I need to solve the following equation involving absolute value:

$$|x-1| = 1-x$$

Looking at the term $x-1$, I thought I'd divide the interval into parts: $x < 1$ and $x \geq 1$. Now, when $x<1$, $|x-1|$ is negative, which means $|x-1|$ needs to be written as $1-x$. But now I get:

$$1-x = 1-x$$

which is an identity and not a solution. Anyway, so now I moved on to the next part, that of $x \geq 1$. Here $|x-1|$ is positive, and so I have:

$$1-x = x-1$$

which gives $x = 1$.

When I checked the answer, it was $x \leq 1$. I'm not sure how it was reached, but looking back at the equation I can see that $x=0$ is also a solution, which got eliminated during my approach.

Please help me straighten out my thinking here!

Answer 1

You have $|x - 1| = 1 - x$. Yes, we break it in cases

• if $x \geq 1$, the equation is $x - 1 = 1 - x$, and solving it wields us $x = 1$. Since $1 \geq 1$, our hypothesis, $1$ is a valid solution.
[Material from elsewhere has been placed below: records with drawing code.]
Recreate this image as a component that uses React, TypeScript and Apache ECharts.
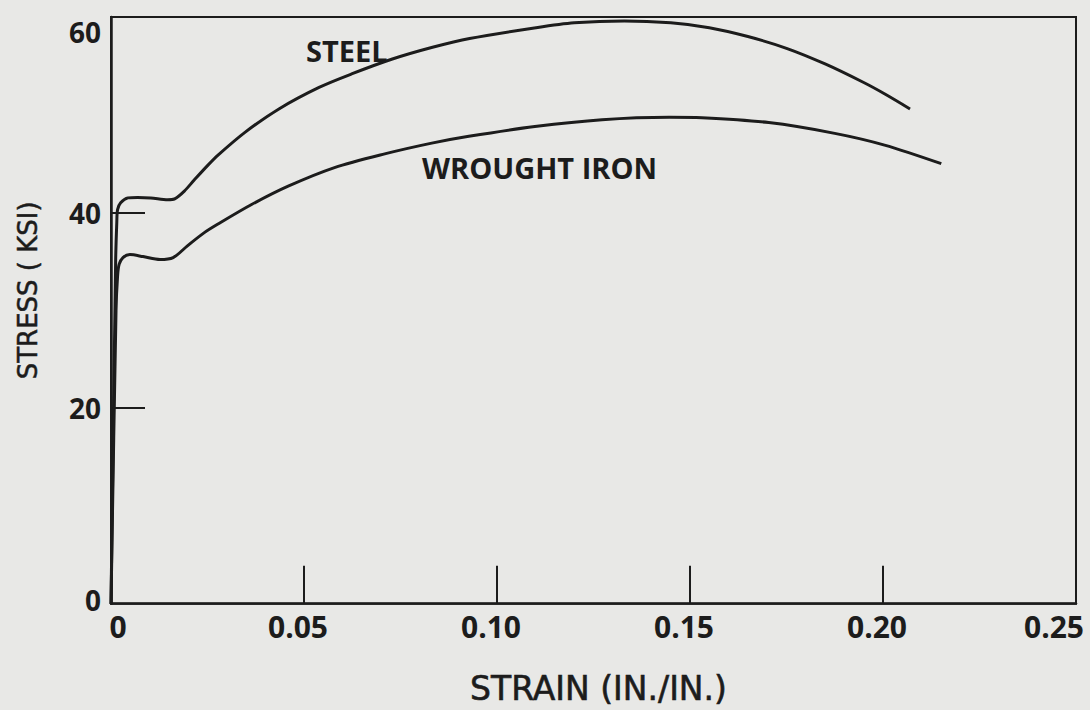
import React, { useEffect, useRef } from "react";
import * as echarts from "echarts";

// Strain (in./in.) , stress (ksi)
const steelStrain = [0, 0.0012, 0.0015, 0.0017, 0.0025, 0.0044, 0.0069, 0.0103, 0.0147, 0.0165, 0.019, 0.0215, 0.025, 0.0278, 0.0347, 0.0435, 0.0539, 0.0625, 0.0729, 0.0833, 0.0929, 0.1101, 0.12, 0.133, 0.145, 0.155, 0.165, 0.175, 0.185, 0.195, 0.2006, 0.207];
const steelStress = [0, 35, 39.0, 40.3, 41.0, 41.5, 41.55, 41.5, 41.3, 41.4, 42.2, 43.3, 44.8, 45.9, 48.2, 50.6, 52.8, 54.2, 55.7, 56.9, 57.8, 58.9, 59.4, 59.6, 59.4, 58.9, 58.0, 56.8, 55.2, 53.3, 52.1, 50.6];

const ironStrain = [0, 0.0013, 0.0017, 0.0021, 0.0031, 0.0049, 0.0083, 0.0127, 0.0161, 0.0198, 0.024, 0.0276, 0.0363, 0.0459, 0.0579, 0.0709, 0.0831, 0.0927, 0.1098, 0.1272, 0.1446, 0.1531, 0.1704, 0.1875, 0.2004, 0.2151];
const ironStress = [0, 30, 33.5, 34.7, 35.4, 35.7, 35.5, 35.2, 35.4, 36.6, 37.9, 38.8, 40.8, 42.7, 44.6, 46.0, 47.1, 47.8, 48.8, 49.5, 49.75, 49.7, 49.2, 48.1, 46.9, 45.0];

const xTickValues = [0.05, 0.1, 0.15, 0.2];
const yTickValues = [20, 40];
const xTickLabels = ["0", "0.05", "0.10", "0.15", "0.20", "0.25"];
const yTickLabels = ["0", "20", "40", "60"];

const seriesNames = ["STEEL", "WROUGHT IRON"];
const xTitle = "STRAIN (IN./IN.)";
const yTitle = "STRESS ( KSI)";

const ink = "#1c1c1c";

export default function App() {
  const ref = useRef<HTMLDivElement>(null);
  useEffect(() => {
    if (!ref.current) return;
    const chart = echarts.init(ref.current, undefined, { renderer: "svg" });
    const steel = steelStrain.map((x, i) => [x, steelStress[i]]);
    const iron = ironStrain.map((x, i) => [x, ironStress[i]]);
    const lbl = { fontFamily: "Open Sans", fontWeight: 700, color: ink };
    chart.setOption({
      animation: false,
      backgroundColor: "#e8e8e6",
      grid: {
        left: 111,
        right: 14,
        top: 17,
        bottom: 106,
        show: true,
        borderColor: ink,
        borderWidth: 2,
        backgroundColor: "transparent",
      },
      xAxis: {
        type: "value",
        min: 0,
        max: 0.25,
        interval: 0.05,
        splitLine: { show: false },
        axisLine: { show: true, lineStyle: { color: ink, width: 2.5 } },
        axisTick: {
          show: true,
          inside: true,
          length: 38,
          customValues: xTickValues,
          lineStyle: { color: ink, width: 2 },
        },
        axisLabel: {
          margin: 8,
          formatter: (v: number) => {
            const i = Math.round(v / 0.05);
            const t = xTickLabels[i] ?? "";
            if (i === 0) return "{z|" + t + "}";
            if (i === 5) return "{e|" + t + "}";
            return "{n|" + t + "}";
          },
          rich: {
            z: { ...lbl, fontSize: 30, padding: [0, 0, 0, 14] },
            n: { ...lbl, fontSize: 30, padding: [0, 12, 0, 0] },
            e: { ...lbl, fontSize: 30, padding: [0, 44, 0, 0] },
          },
        },
        name: xTitle,
        nameLocation: "middle",
        nameGap: 68,
        nameTextStyle: {
          fontFamily: "DejaVu Sans",
          fontSize: 33,
          color: ink,
          textBorderColor: ink,
          textBorderWidth: 0.6,
          padding: [0, 0, 0, 10],
        },
      },
      yAxis: {
        type: "value",
        min: 0,
        max: 60,
        interval: 20,
        splitLine: { show: false },
        axisLine: { show: true, lineStyle: { color: ink, width: 2.5 } },
        axisTick: {
          show: true,
          inside: true,
          length: 34,
          customValues: yTickValues,
          lineStyle: { color: ink, width: 2 },
        },
        axisLabel: {
          margin: 10,
          formatter: (v: number) => {
            const i = Math.round(v / 20);
            const t = yTickLabels[i] ?? "";
            if (i === 3) return "{t|" + t + "}";
            if (i === 0) return "{b|" + t + "}";
            return "{n|" + t + "}";
          },
          rich: {
            n: { ...lbl, fontSize: 28 },
            t: { ...lbl, fontSize: 28, padding: [30, 0, 0, 0] },
            b: { ...lbl, fontSize: 28, padding: [0, 0, 8, 0] },
          },
        },
        name: yTitle,
        nameLocation: "middle",
        nameRotate: 90,
        nameGap: 70,
        nameTextStyle: {
          fontFamily: "DejaVu Sans",
          fontSize: 26,
          color: ink,
          textBorderColor: ink,
          textBorderWidth: 0.5,
          padding: [0, 0, 0, 40],
        },
      },
      series: [
        {
          name: seriesNames[0],
          type: "line",
          data: steel,
          showSymbol: false,
          smooth: 0.3,
          lineStyle: { color: ink, width: 3 },
        },
        {
          name: seriesNames[1],
          type: "line",
          data: iron,
          showSymbol: false,
          smooth: 0.3,
          lineStyle: { color: ink, width: 3 },
        },
      ],
      graphic: [
        {
          type: "text",
          x: 306,
          y: 50,
          style: { text: seriesNames[0], fontFamily: "Open Sans", fontWeight: 700, fontSize: 29, fill: ink, align: "left", verticalAlign: "middle" },
        },
        {
          type: "text",
          x: 422,
          y: 167,
          style: { text: seriesNames[1], fontFamily: "Open Sans", fontWeight: 700, fontSize: 29, fill: ink, align: "left", verticalAlign: "middle" },
        },
      ],
    });
    return () => chart.dispose();
  }, []);
  return <div ref={ref} style={{ width: 1090, height: 710, position: "absolute", left: 0, top: 0 }} />;
}
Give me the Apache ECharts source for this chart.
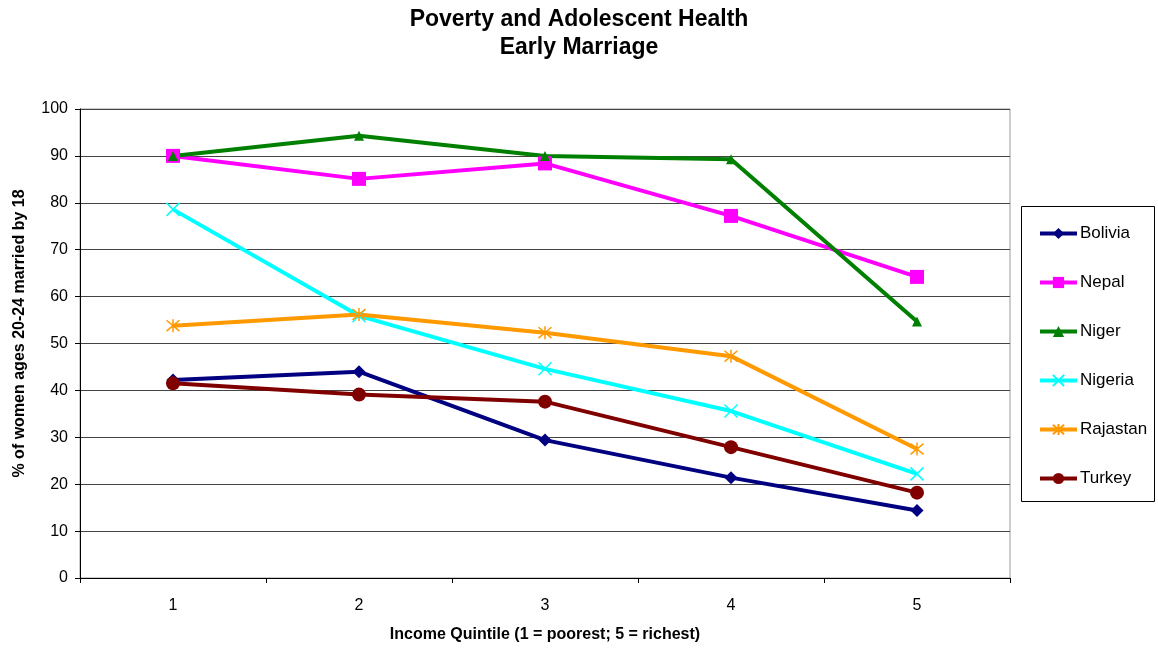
<!DOCTYPE html>
<html>
<head>
<meta charset="utf-8">
<script src="https://cdn.jsdelivr.net/npm/echarts@6/dist/echarts.min.js"></script>
<style>html,body{margin:0;padding:0;background:#fff}#c{width:1158px;height:648px}</style>
</head>
<body>
<div id="c"></div>
<script>
const categories = ['1', '2', '3', '4', '5'];
const bolivia  = [42.2, 44.0, 29.4, 21.4, 14.4];
const nepal    = [90.0, 85.1, 88.4, 77.2, 64.2];
const niger    = [90.0, 94.3, 90.0, 89.3, 54.7];
const nigeria  = [78.6, 55.9, 44.6, 35.6, 22.2];
const rajastan = [53.8, 56.2, 52.3, 47.3, 27.5];
const turkey   = [41.5, 39.1, 37.6, 27.9, 18.2];

const FONT = '"Liberation Sans", Arial, sans-serif';
const X_PATH = 'path://M0,0L10,10M10,0L0,10';
const STAR_PATH = 'path://M0,0L10,10M10,0L0,10M5,-1L5,11';

function mk(name, data, color, symbol, size, stroke) {
  return {
    name, type: 'line', data,
    symbol, symbolSize: size, showSymbol: true,
    lineStyle: { color, width: 4 },
    itemStyle: stroke ? { color: 'rgba(0,0,0,0)', borderColor: color, borderWidth: 1.5 } : { color, borderWidth: 0 },
    emphasis: { disabled: true },
    animation: false
  };
}

const chart = echarts.init(document.getElementById('c'));
chart.setOption({
  animation: false,
  backgroundColor: '#fff',
  title: {
    text: 'Poverty and Adolescent Health\nEarly Marriage',
    left: 'center', top: 6, padding: 0,
    textStyle: { fontFamily: FONT, fontSize: 23, fontWeight: 'bold', color: '#000', lineHeight: 28, align: 'center' }
  },
  grid: { left: 80, right: 148, top: 109, bottom: 70, show: true, borderColor: '#999', borderWidth: 1, outerBoundsMode: 'none', containLabel: false },
  xAxis: {
    type: 'category', data: categories, boundaryGap: true,
    axisLine: { lineStyle: { color: '#000', width: 1 } },
    axisTick: { show: true, length: 5, lineStyle: { color: '#000' } },
    axisLabel: { margin: 20, fontFamily: FONT, fontSize: 16, color: '#000' },
    name: 'Income Quintile (1 = poorest; 5 = richest)', nameLocation: 'middle', nameGap: 49,
    nameTextStyle: { fontFamily: FONT, fontSize: 16, fontWeight: 'bold', color: '#000' }
  },
  yAxis: {
    type: 'value', min: 0, max: 100, interval: 10,
    axisLine: { show: true, lineStyle: { color: '#000', width: 1 } },
    axisTick: { show: true, length: 5, lineStyle: { color: '#000' } },
    axisLabel: { margin: 12, fontFamily: FONT, fontSize: 16, color: '#000' },
    splitLine: { show: true, lineStyle: { color: '#444', width: 1 } },
    name: '% of women ages 20-24 married by 18', nameLocation: 'middle', nameGap: 52,
    nameTextStyle: { fontFamily: FONT, fontSize: 16, fontWeight: 'bold', color: '#000', padding: [0, 0, 0, 20] }
  },
  legend: {
    orient: 'vertical', left: 1038, top: 225, padding: 0,
    itemWidth: 37, itemHeight: 14, itemGap: 32,
    lineStyle: { width: 4 },
    textStyle: { fontFamily: FONT, fontSize: 17, color: '#000', padding: [0, 0, 0, -2] },
    data: ['Bolivia', 'Nepal', 'Niger', 'Nigeria', 'Rajastan', 'Turkey']
  },
  graphic: [{
    type: 'rect', left: 1021, top: 206, silent: true, z: -1,
    shape: { width: 133, height: 295 },
    style: { fill: '#fff', stroke: '#000', lineWidth: 1 }
  }],
  series: [
    mk('Bolivia', bolivia, '#000080', 'diamond', 13),
    mk('Nepal', nepal, '#FF00FF', 'rect', 14),
    mk('Niger', niger, '#008000', 'triangle', 10),
    mk('Nigeria', nigeria, '#00FFFF', X_PATH, 13, true),
    mk('Rajastan', rajastan, '#FF9900', STAR_PATH, 13, true),
    mk('Turkey', turkey, '#800000', 'circle', 14)
  ]
});
</script>
</body>
</html>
• if $x < 1$, the equation is $1 - x = 1 - x$, which is true for every $x$, **such that $x < 1 $ **

Now we join all our solutions: every $x < 1 $ and $x = 1$, that is, $x \leq 1$. Ok?

Answer 2

Note $|x-1|=|-(1-x)|=|1-x|$.

So, your question is finding $x$ such that $|1-x|=1-x$. If $1-x\geq 0$, then this is $1-x=1-x$, which is always true, so one set of solutions is $1-x \geq 0$ or $1 \geq x$.

If $1-x \leq 0$, then $|1-x| = -(1-x)$, so this is $-(1-x)=1-x$. This is true if and only if $1-x=0$ or $x=1$ ($a=-a$ is true if and only if $a=0$).